Friday, February 17, 2006

Learning and the Art of the Mistake

Jeff and I are in the process of building a very nifty wine cellar for him in an unused basement room. When it is done it will have about 600 bottles under temperature control and very nicely displayed. This is not the first, or largest, project the two of us have undertaken. One winter the project was a media room; and I must say it turned out very nice. Neither of us is what you could call a builder, but we are relatively handy with tools and complete A/V freaks. The single most important tool in our projects has proven to be the Internet. The Internet has taken abuse in the past because it is difficult to know if information contained on it is correct. There is never a problem with finding it..But can you believe it?
I really think that one of the most powerful effects of the Internet on learning, is that it is destroying the art of learning by mistake. Good riddance! I come from a generation that came into creative thinking at an age when the Internet was barely up and running. If you wanted to learn to do something when I was a child you read a book or had a teacher. Trial and error was the de facto process. How antiquated that all seems to me now.

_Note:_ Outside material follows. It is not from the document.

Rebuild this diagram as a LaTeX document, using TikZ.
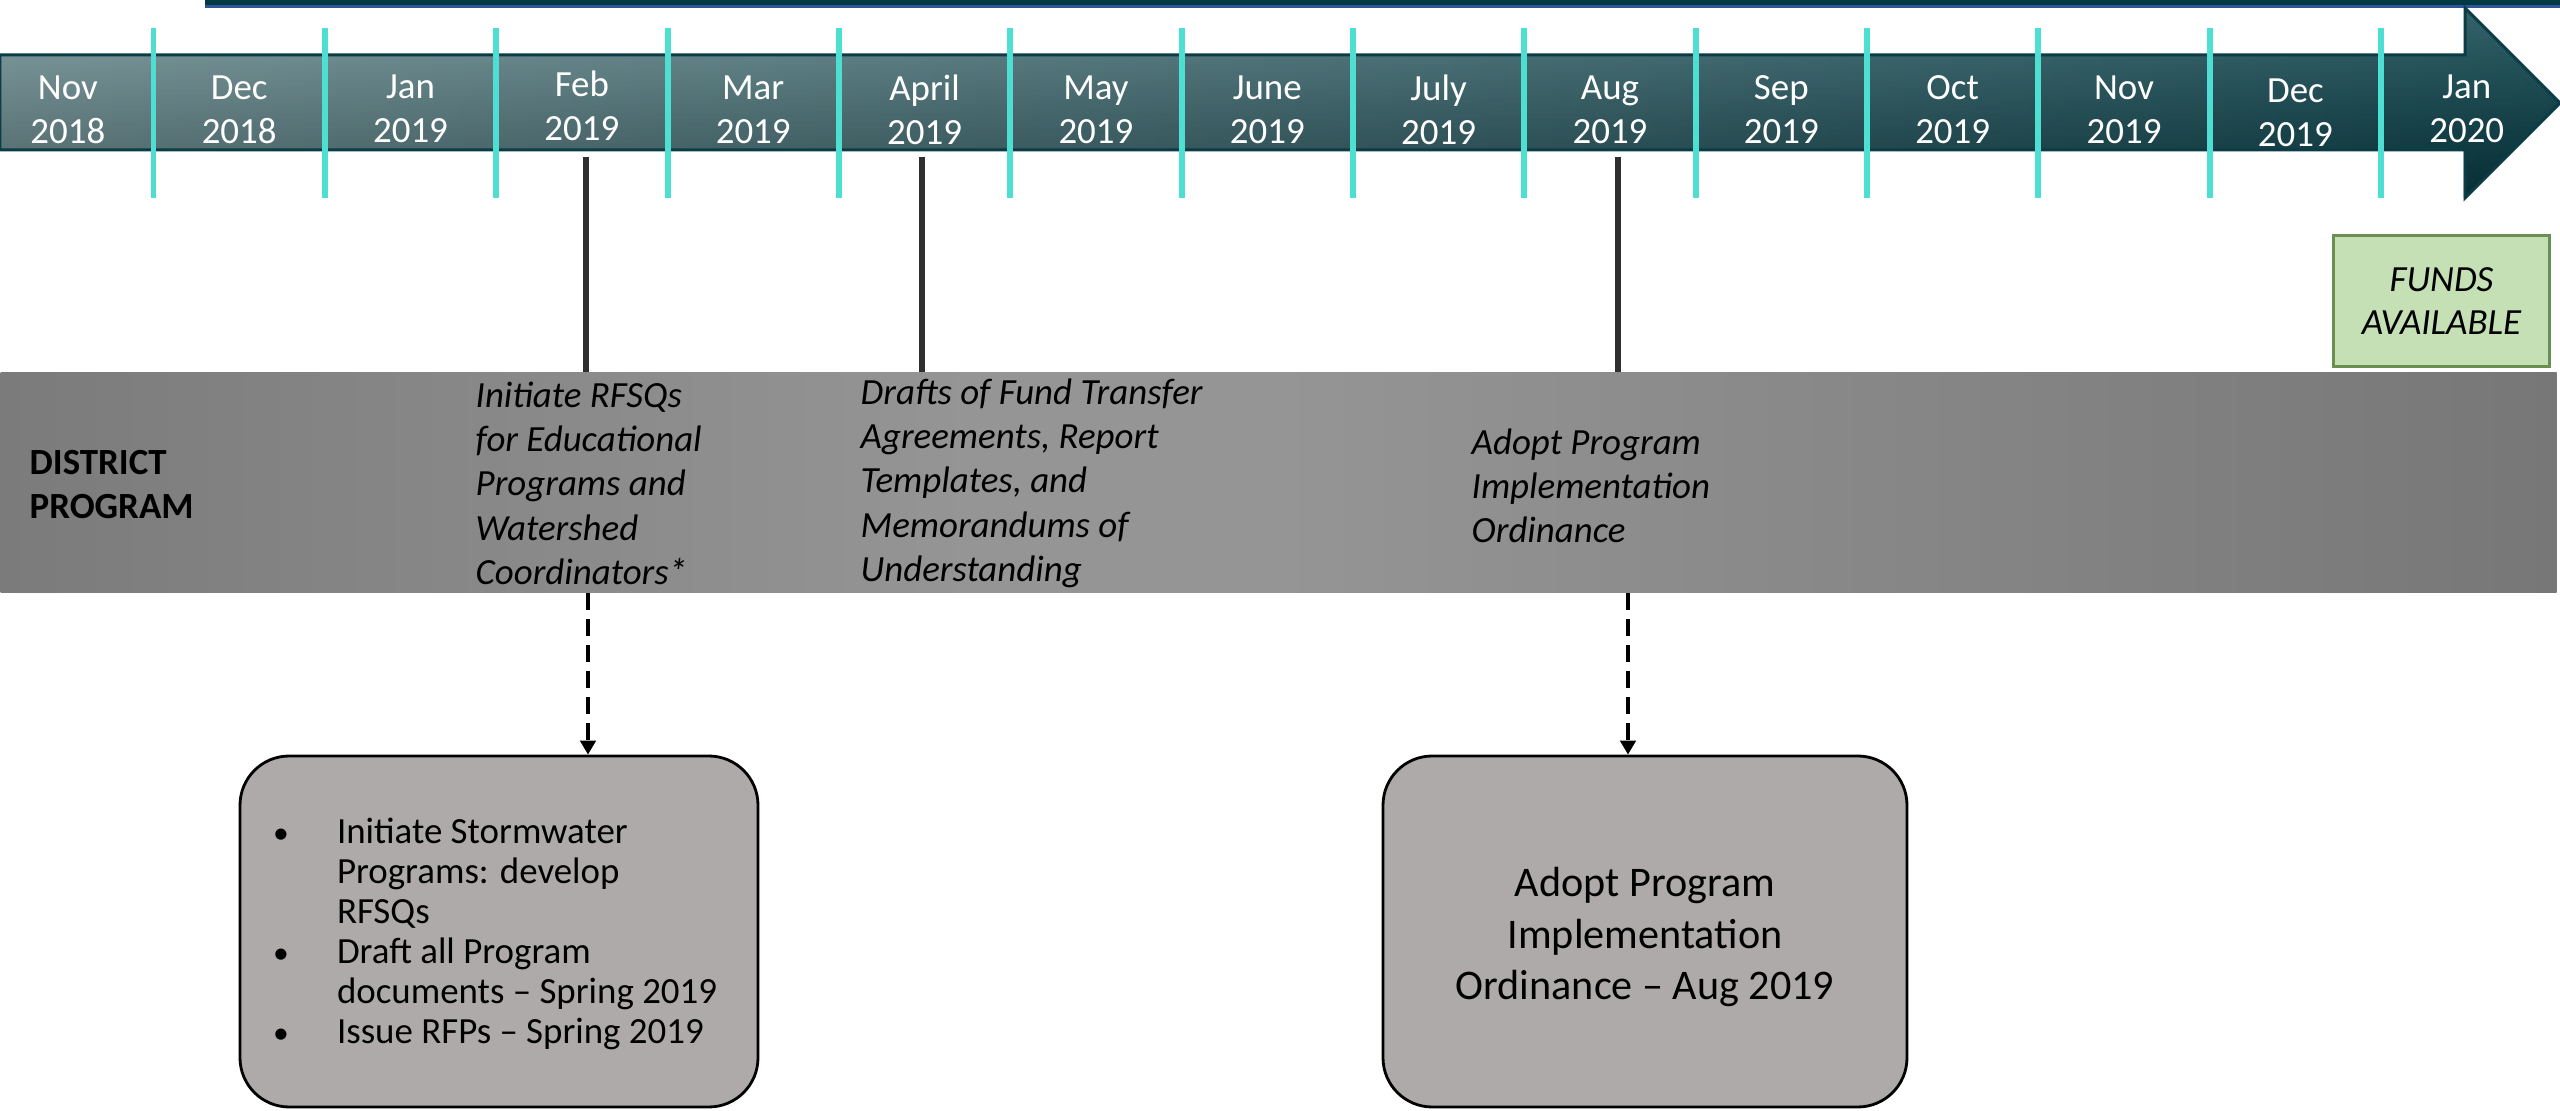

Harnessing the power of the net allowed me to become an absolute guru on home theater construction. My knowledge was limited only by the amount of online research I can do. If you do ENOUGH browsing, patterns start to appear that consensus says are the "correct" methods, materials, and processes. I can now claim proficiency building a wine cellar, custom fishing rods, setting up A/V equipment and cooking...To name just a few of my internet conquests.

My point today is education. Ambition + education = success in task. The task can be as trite as cooking a ham...Or as daunting as self-improvement. Anybody can learn anything using the net. If we could just conquer the problem of universal access, the problem of limited resources in learning is gone. Human learning potential COULD be someday limited only by the desire for it, potentially creating a valid defense against the victim mentality so useful today.